5.3.3 制御周期がさらに長い場合の制御性能(Ts=1.5[ms],2.0[ms])
制御周期 0.1[ms]→1[ms]の変化では制御性能に対する影響が見られなかったため、更に制御周期を長くした場合の制御性能の評価を行うものとする。
制御周期 1.5[ms]条件での制御性能を下記に示す。制御周期 0.1[ms],1[ms]での結果と大きく異なっており、d,q軸電流脈動が発生したまま収まらない結果となった。
怪しくなってくる
制御周期 2.0[ms]条件での制御性能を下記に示す。ここまでくると、さすがの偏差型非干渉制御であっても制御破綻が発生する。

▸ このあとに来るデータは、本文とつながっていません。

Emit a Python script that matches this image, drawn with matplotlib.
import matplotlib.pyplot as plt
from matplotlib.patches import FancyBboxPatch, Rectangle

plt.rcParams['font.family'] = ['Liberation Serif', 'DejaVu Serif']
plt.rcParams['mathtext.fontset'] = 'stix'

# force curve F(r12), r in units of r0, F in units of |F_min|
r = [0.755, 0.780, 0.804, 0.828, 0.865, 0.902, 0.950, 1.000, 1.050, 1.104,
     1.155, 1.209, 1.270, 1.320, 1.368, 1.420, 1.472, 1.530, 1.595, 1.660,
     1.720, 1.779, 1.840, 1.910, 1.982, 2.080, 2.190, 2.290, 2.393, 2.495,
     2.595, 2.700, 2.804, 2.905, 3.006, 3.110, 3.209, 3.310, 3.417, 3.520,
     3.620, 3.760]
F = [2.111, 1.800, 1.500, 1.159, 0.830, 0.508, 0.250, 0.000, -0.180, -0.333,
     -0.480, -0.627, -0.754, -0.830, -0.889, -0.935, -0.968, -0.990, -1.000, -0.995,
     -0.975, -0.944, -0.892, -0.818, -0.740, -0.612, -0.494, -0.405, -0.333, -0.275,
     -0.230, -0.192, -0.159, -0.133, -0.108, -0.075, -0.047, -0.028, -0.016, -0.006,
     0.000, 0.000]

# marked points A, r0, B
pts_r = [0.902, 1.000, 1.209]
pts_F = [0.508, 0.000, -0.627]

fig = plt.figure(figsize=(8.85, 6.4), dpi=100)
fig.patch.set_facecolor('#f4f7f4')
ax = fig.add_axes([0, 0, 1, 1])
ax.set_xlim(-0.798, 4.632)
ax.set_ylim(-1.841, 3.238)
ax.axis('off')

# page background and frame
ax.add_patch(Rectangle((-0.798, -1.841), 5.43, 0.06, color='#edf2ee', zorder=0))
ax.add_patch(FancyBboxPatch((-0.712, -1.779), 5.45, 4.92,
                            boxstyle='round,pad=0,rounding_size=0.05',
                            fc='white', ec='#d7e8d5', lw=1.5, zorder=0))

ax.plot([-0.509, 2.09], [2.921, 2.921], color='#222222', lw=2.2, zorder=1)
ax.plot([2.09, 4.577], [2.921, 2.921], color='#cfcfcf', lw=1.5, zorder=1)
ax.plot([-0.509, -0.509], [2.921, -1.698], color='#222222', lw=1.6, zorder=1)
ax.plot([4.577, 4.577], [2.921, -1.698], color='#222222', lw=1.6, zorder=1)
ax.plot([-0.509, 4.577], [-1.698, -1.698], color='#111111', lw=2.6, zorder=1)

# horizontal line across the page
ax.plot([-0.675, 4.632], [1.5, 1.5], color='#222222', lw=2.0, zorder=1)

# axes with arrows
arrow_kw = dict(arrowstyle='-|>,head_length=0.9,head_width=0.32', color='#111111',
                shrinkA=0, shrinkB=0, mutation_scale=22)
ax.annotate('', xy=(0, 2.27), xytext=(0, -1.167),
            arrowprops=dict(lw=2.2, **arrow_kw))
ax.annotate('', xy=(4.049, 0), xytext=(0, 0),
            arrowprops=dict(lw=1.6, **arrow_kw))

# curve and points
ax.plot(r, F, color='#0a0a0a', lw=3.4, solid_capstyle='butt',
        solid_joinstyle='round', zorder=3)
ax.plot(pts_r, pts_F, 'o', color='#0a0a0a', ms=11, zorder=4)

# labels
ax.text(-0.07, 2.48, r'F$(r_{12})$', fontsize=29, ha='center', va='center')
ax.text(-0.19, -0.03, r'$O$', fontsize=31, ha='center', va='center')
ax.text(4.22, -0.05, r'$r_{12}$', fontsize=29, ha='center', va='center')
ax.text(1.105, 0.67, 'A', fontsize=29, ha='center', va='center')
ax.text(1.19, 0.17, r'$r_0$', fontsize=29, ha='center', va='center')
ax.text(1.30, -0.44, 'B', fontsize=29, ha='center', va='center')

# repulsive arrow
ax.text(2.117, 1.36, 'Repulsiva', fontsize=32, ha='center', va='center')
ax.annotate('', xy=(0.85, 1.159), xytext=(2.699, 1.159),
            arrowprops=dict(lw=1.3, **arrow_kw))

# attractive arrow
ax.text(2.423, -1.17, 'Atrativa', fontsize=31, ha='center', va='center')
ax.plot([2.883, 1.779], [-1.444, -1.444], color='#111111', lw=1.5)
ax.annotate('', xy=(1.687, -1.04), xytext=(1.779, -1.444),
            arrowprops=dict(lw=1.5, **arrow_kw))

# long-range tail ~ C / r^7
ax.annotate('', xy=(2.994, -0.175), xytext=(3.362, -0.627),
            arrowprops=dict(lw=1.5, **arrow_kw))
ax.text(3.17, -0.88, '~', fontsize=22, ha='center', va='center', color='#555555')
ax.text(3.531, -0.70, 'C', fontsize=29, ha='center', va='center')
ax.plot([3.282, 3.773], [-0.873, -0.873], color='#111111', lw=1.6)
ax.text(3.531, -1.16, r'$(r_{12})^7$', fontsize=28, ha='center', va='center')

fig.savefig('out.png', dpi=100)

なお、制御周期 2.0[ms]条件にて制御破綻しない制御器パラメータ
Fcを調査したところ、元の50[Hz]から10[Hz]程度まで低下させた場合に制御破綻は発生しなくなった。
5.3.4 偏差型非干渉制御 まとめ
・制御周期の長さに対し制御性能がロバストである特性を有する
・ただし、制御周期をどこまでも下げてよいという訳ではない。
6. まとめ
本稿では、①出力FB型 ②指令値型 ③偏差型 のd-q軸間非干渉制御の性能差について、指令値ステップ応答およびq軸電圧外乱抑圧性の2点から比較を行った。ボード線図表現としての目標値追従特性、ならびに外乱抑圧特性については省略しているため簡易的な評価ではあるものの、それぞれの非干渉制御の差異について浮き彫りにすることが出来たと考えている。
…という真面目なクロージングはさておきとして、本稿を通して色々な非干渉制御について知って頂ければ & シーンに応じて使い分けていただければ幸いである。